Another great performance backed up with excellent recording quality. You can find this 3 LP box set on Discogs for under $10.
These opera box sets are amazing, and are a great audio system test. If they don't blow your mind then its not the fault of the recordings or the performances.
It's not often you can get mint recordings of superb performances from the "power" record labels of the Golden Age of the recording arts for under $10 USD. Just saying. One of these days people will figure out these opera box sets are true bargains and the price will go up. Get them before that happens.

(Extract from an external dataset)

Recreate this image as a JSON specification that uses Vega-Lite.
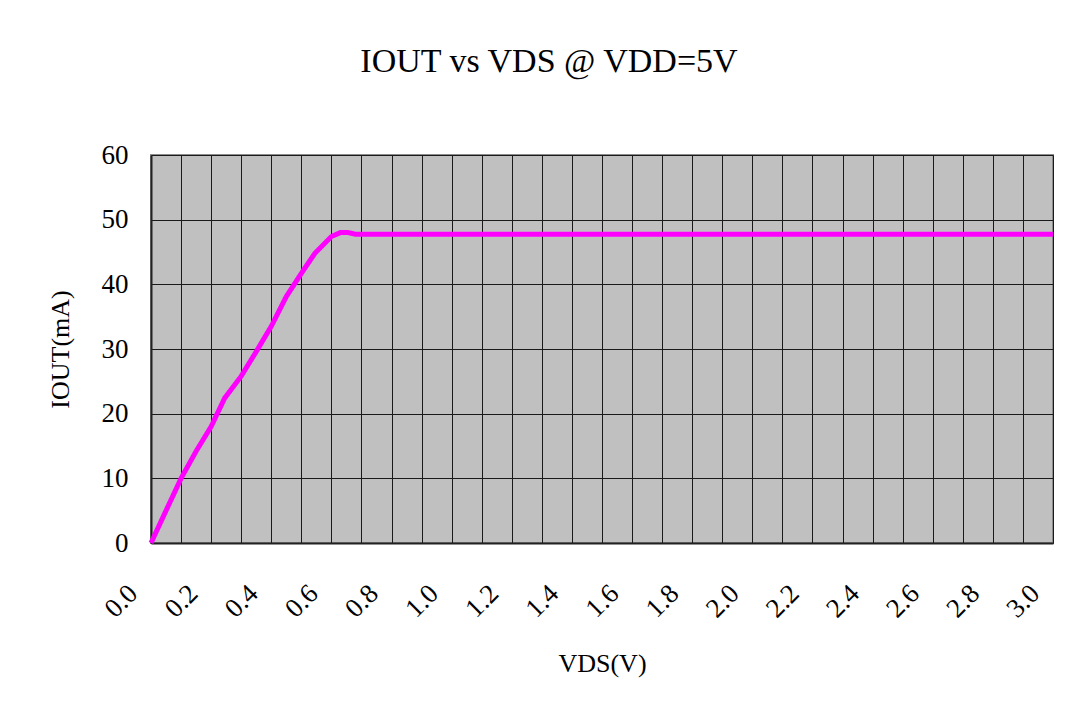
{
  "$schema": "https://vega.github.io/schema/vega-lite/v6.json",
  "width": 902,
  "height": 388,
  "autosize": {"type": "none"},
  "padding": {"left": 151, "top": 155, "right": 30, "bottom": 161},
  "background": "white",
  "title": {
    "text": "IOUT vs VDS @ VDD=5V",
    "font": "Liberation Serif",
    "fontSize": 34,
    "fontWeight": "normal",
    "color": "black",
    "anchor": "middle",
    "frame": "bounds",
    "dx": -6,
    "offset": 62
  },
  "data": {
    "values": [
      {"vds": 0.0, "iout": 0.0},
      {"vds": 0.05, "iout": 5.0},
      {"vds": 0.1, "iout": 10.0},
      {"vds": 0.15, "iout": 14.2},
      {"vds": 0.2, "iout": 18.0},
      {"vds": 0.245, "iout": 22.4},
      {"vds": 0.3, "iout": 25.8},
      {"vds": 0.35, "iout": 29.6},
      {"vds": 0.4, "iout": 33.5},
      {"vds": 0.45, "iout": 38.1},
      {"vds": 0.5, "iout": 41.7},
      {"vds": 0.545, "iout": 44.8},
      {"vds": 0.6, "iout": 47.4},
      {"vds": 0.63, "iout": 48.0},
      {"vds": 0.655, "iout": 48.0},
      {"vds": 0.68, "iout": 47.75},
      {"vds": 0.8, "iout": 47.75},
      {"vds": 1.0, "iout": 47.75},
      {"vds": 1.5, "iout": 47.75},
      {"vds": 2.0, "iout": 47.75},
      {"vds": 2.5, "iout": 47.75},
      {"vds": 3.0, "iout": 47.75}
    ]
  },
  "mark": {"type": "line", "color": "#FF00FF", "strokeWidth": 5, "clip": false},
  "encoding": {
    "x": {
      "field": "vds",
      "type": "quantitative",
      "scale": {"domain": [0, 3.0], "nice": false, "zero": false},
      "axis": {
        "title": "VDS(V)",
        "values": [0,0.1,0.2,0.3,0.4,0.5,0.6,0.7,0.8,0.9,1.0,1.1,1.2,1.3,1.4,1.5,1.6,1.7,1.8,1.9,2.0,2.1,2.2,2.3,2.4,2.5,2.6,2.7,2.8,2.9,3.0],
        "labelExpr": "round(datum.value*10) % 2 == 0 ? format(datum.value, '.1f') : ''",
        "labelAngle": -45,
        "labelAlign": "right",
        "labelBaseline": "middle",
        "labelFontSize": 27,
        "labelPadding": 46,
        "labelOffset": -18,
        "labelOverlap": false,
        "labelBound": false,
        "labelFlush": false,
        "ticks": false,
        "grid": true,
        "gridColor": "#1a1a1a",
        "gridWidth": 1,
        "gridOpacity": 1,
        "domainColor": "#222222",
        "domainWidth": 2,
        "titlePadding": 28
      }
    },
    "y": {
      "field": "iout",
      "type": "quantitative",
      "scale": {"domain": [0, 60], "nice": false},
      "axis": {
        "title": "IOUT(mA)",
        "values": [0, 10, 20, 30, 40, 50, 60],
        "ticks": false,
        "labelPadding": 23,
        "labelFontSize": 27,
        "grid": true,
        "gridColor": "#1a1a1a",
        "gridWidth": 1,
        "gridOpacity": 1,
        "domainColor": "#222222",
        "domainWidth": 2,
        "titlePadding": 28
      }
    }
  },
  "config": {
    "view": {"fill": "#C0C0C0", "stroke": "#8c8c8c", "strokeWidth": 2},
    "axis": {
      "labelFont": "Liberation Serif",
      "labelFontSize": 26,
      "labelColor": "black",
      "titleFont": "Liberation Serif",
      "titleFontSize": 26,
      "titleFontWeight": "normal",
      "titleColor": "black"
    }
  }
}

I set my office audio system up on a lark, and its performance has exceeded all expectations - I'm crazy about it!
The Stokowski Altecs with their Duelund tinned-copper CAST crossovers, with my restored vintage Thorens TD124 (by Artisan Fidelity) and Yazaki-san's hot-rodded vacuum tube Douk Audio streaming DAC as sources, and amplified with the amazing little Triode Lab 45 EVO SET integrated amplifier, are combination that is a match made in heaven.
The performance of this system just blows me away. Dynamic, natural, rich, liquid, detailed, and its a blast to listen to music with, brings out the best in the music, with all its drama intact.
There will be a couple of relatively affordable high-performance audio surprises that will appear in this system in the near future that will warm the hearts of vinyl-philes.
As soon as they land here at Jeff's Place I'll give you the full scoop!
Until then, enjoy your music & hifi and stay tuned!
As always, thanks for stopping by, and may the tone be with you!